Desacato

Já pagou sua língua hoje?

Escrito por Leitor / Leitora

Neste texto de leitor, você vai entender, com exemplos e tudo, o que significa “pagar a língua”.

Texto enviado pelo leitor Renato dos Anjos

Pagar língua: Aqui em Minas, quando alguém faz algo que dizia que jamais iria fazer, ou quando acontece alguma situação da qual a pessoa que é vítima tinha certo preconceito, dizemos que essa pessoa pagou língua.

Vou dar um exemplo clássico daqui dessas bandas do interior de Minas Gerais. Cidade pequena, beatas de plantão fazendo o trabalho da rádio, que falta na cidade. Eis que Flávia, jovem de 15 anos filha da Dona Joana e do Seu Antônio, aparece grávida do namorado. Aí o caos está estabelecido! Dona Raimunda, líder não aclamada e impositiva do grupo de beatas coloca todas as outras em estado de alerta e vem com suas previsões apocalípticas. Diz que nos tempos dela não era assim, que o mundo está mesmo acabando e várias outras irrelevâncias que logo se espalham naquela cidadezinha de 5 mil habitantes.

Seu Antônio e Dona Joana, devotos de Nossa Senhora das Dores, já não podem ir fazer suas rezas e pedidos na igreja, pois se sentem envergonhados diante dos olhares de desaprovação daquele povo que vê neles exemplo de maus pais que não souberam impor limites a sua filha. Eis que os meses passam, nasce aquele lindo bebê saudável que traz só alegria para os que estão ao seu redor.

Aos poucos, a paz e a monotonia voltam a reinar naquela cidadela, as pessoas se acostumam com o fato, e até visitam o bebê levando algumas lembrancinhas compradas na lojinha que fica ali perto da igreja que fica no meio da pracinha, referenciando o centro do lugar.

De repente outro escândalo:

_ Odete, Odete, abre a janela minha fia… – Chama Dona Carminha do lado de fora com uma grande euforia para contar em primeira mão a grande novidade. – Cê ficou sabendo quem tá de barriga?

_ Não tô sabendo, me conta logo e entra… Ou melhor, entra logo e me conta! – Diz dona Odete com a euforia maior do que a da Dona Carminha.

Dona Carminha mal se assenta e, antes mesmo de oferecer um tradicional cafezinho, a dona Odete já com os olhos arregalados sem dizer nada encara a portadora da novidade, que diz:

_Cê não vai acreditar… a Marina, filha da Raimunda tá grávida!
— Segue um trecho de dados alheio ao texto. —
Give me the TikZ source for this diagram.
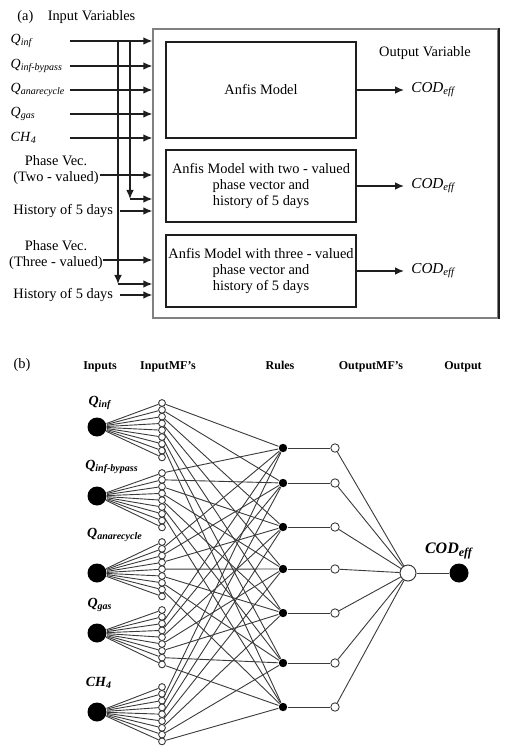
\documentclass[tikz,border=0pt]{standalone}
\usepackage{fontspec}
\setmainfont{Liberation Serif}
\usetikzlibrary{arrows.meta}
\definecolor{ink}{HTML}{1E1E1E}
\definecolor{frame}{HTML}{808080}
\definecolor{wirec}{HTML}{3A3A3A}
\newcommand\qsub[2]{\textit{#1}\textsubscript{\textit{#2}}}
\tikzset{px/.style={x=.5pt,y=-.5pt,line width=.7pt,font=\fontsize{7.2}{7.8}\selectfont},
  arr/.style={ink,-{Latex[length=4.5pt,width=3.8pt]}},
  mbox/.style={draw=ink,line width=.6pt,minimum width=95pt,inner xsep=0pt,align=center},
  hd/.style={anchor=base,font=\fontsize{6}{7}\selectfont\bfseries},
  bl/.style={font=\fontsize{7}{8}\selectfont\bfseries\itshape},
  wire/.style={wirec,line width=.45pt},
  inp/.style={circle,fill=black,inner sep=0,minimum size=9.5pt},
  mf/.style={circle,draw=wirec,fill=white,line width=.45pt,inner sep=0,minimum size=3.4pt},
  rl/.style={circle,fill=black,inner sep=0,minimum size=4.2pt},
  omf/.style={circle,draw=wirec,fill=white,line width=.45pt,inner sep=0,minimum size=4.2pt},
  agg/.style={circle,draw=wirec,fill=white,line width=.5pt,inner sep=0,minimum size=8pt}}
\begin{document}
\begin{tikzpicture}[px]
\useasboundingbox (0,0) rectangle (509,753);
% (a) single ANFIS models
\node[anchor=west] (lba) at (10,17) {(a)\hspace{1em}Input Variables};
\node[draw=frame,line width=.6pt,minimum width=172.5pt,minimum height=144.5pt] (sys) at (325.5,173.5) {};
\draw[ink,line width=1pt] (sys.north east) -- (sys.south east);
\node[mbox,minimum height=48pt] (m1) at (261,90) {Anfis Model};
\node[mbox,minimum height=36pt] (m2) at (261,186) {Anfis Model with two - valued\\phase vector and\\history of 5 days};
\node[mbox,minimum height=36pt] (m3) at (261,271) {Anfis Model with three - valued\\phase vector and\\history of 5 days};
\node (ov) at (425,53) {Output Variable};
\foreach \i in {1,2,3}{
  \node[anchor=west,font=\fontsize{7.6}{9}\selectfont] (o\i) at (404,0 |- m\i) {\qsub{COD}{eff}};
  \draw[arr] (m\i) -- (o\i);
}
\foreach \n/\y/\t in {1/41/{\qsub{Q}{inf}},2/66/{\qsub{Q}{inf-bypass}},3/90/{\qsub{Q}{anarecycle}},4/114/{\qsub{Q}{gas}},5/138/{\qsub{CH}{4}}}{
  \node[anchor=west,inner sep=0pt,font=\fontsize{7}{8}\selectfont] (in\n) at (10,\y) {\t};
  \coordinate (st\n) at (70,\y);
  \draw[arr] (st\n) -- (st\n -| sys.west);
}
\node[align=center] (ph2) at (56,170) {Phase Vec.\\(Two - valued)};
\node[anchor=west] (hi2) at (6,211) {History of 5 days};
\node[align=center] (ph3) at (56,255) {Phase Vec.\\(Three - valued)};
\node[anchor=west] (hi3) at (6,295) {History of 5 days};
\coordinate (a2) at (100,175);
\coordinate (a3) at (103,260);
\draw[arr] (a2) -- (a2 -| sys.west);
\draw[arr] (a3) -- (a3 -| sys.west);
\draw[arr] (hi2.east) -- (hi2.east -| sys.west);
\draw[arr] (hi3.east) -- (hi3.east -| sys.west);
% taps from Q_inf
\coordinate (j1) at (118,41); \coordinate (k1) at (118,284);
\coordinate (j2) at (130,41); \coordinate (k2) at (130,199);
\draw[arr] (j1) -- (k1); \draw[arr] (k1) -- (k1 -| sys.west);
\draw[arr] (j2) -- (k2); \draw[arr] (k2) -- (k2 -| sys.west);
% (b) ANFIS structure
\node (lbb) at (22,365) {(b)};
\node[hd] (h1) at (100,369) {Inputs};
\node[hd] (h2) at (168,369) {InputMF's};
\node[hd] (h3) at (280,369) {Rules};
\node[hd] (h4) at (371,369) {OutputMF's};
\node[hd] (h5) at (463,369) {Output};
\node[bl] (q1) at (100,403) {\qsub{Q}{inf}};
\node[bl] (q2) at (112,467) {\qsub{Q}{inf-bypass}};
\node[bl] (q3) at (115,535) {\qsub{Q}{anarecycle}};
\node[bl] (q4) at (100,605) {\qsub{Q}{gas}};
\node[bl] (q5) at (99,683) {\qsub{CH}{4}};
\foreach \g/\yi/\yt in {1/427/403,2/496/473,3/573/542,4/633/610,5/712/687}{
  \node[inp] (x\g) at (97,\yi) {};
  \foreach \k in {0,...,8}{
    \node[mf] (m\g-\k) at (162,\yt+6.8*\k) {};
    \draw[wire] (x\g) -- (m\g-\k);
  }
}
\foreach \r/\y in {1/448,2/483,3/527,4/569,5/613,6/663,7/707}{
  \node[rl] (r\r) at (283,\y) {};
  \node[omf] (p\r) at (335,\y) {};
}
\node[agg] (s) at (408,573) {};
\node[inp] (yout) at (459,573) {};
\node[bl,font=\fontsize{8}{9}\selectfont\bfseries\itshape] (cod) at (449,551) {\qsub{COD}{eff}};
\foreach \g/\off in {1/0,2/0,3/1,4/2,5/2}
  \foreach \r in {1,...,7}{
    \pgfmathtruncatemacro\k{\r-1+\off}
    \draw[wire] (m\g-\k) -- (r\r);
  }
\foreach \r in {1,...,7}{\draw[wire] (r\r) -- (p\r); \draw[wire] (p\r) -- (s);}
\draw[wire] (s) -- (yout);
\end{tikzpicture}
\end{document}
E é daquele moço que vem aí empinar moto na praça nos fins de semana e que fuma droga.

A única coisa que Dona Odete consegue fazer é procurar seu remédio pra pressão, que naquela altura tá em níveis quase insuportáveis por causa do susto. Marina, menina boa e serena com seus 15 anos também tá ali, grávida naquele lugar onde as pessoas não costumam muito usar o Whatsapp, mas ainda estão na era do telefone sem fio, em que os fatos vão tomando novas narrativas a cada ouvido que entra e a cada boca que sai.

A coitada da Marina, que não tinha nada a ver com aquilo tudo, enfrenta tudo pelo simples fato de sua mãe, Dona Raimunda, abominar aquela situação. Concluímos aqui, caro leitor, que tudo isso aconteceu para que Dona Raimunda pagasse língua.

Mas até que tudo isso ainda teve um final feliz, ou pelo menos um meio feliz: depois de mais profecias apocalípticas, condenações e alvoroços, hoje Enzo Gabriel, bebê mais lindo da cidade e com o nome na moda, só trouxe alegrias para Dona Raimunda que, apesar de ter pagado língua nessa situação, ainda espera sem saber pra pagar por diversas outras da qual ainda é vítima das crenças e costumes tradicionais enraizados no seu interior.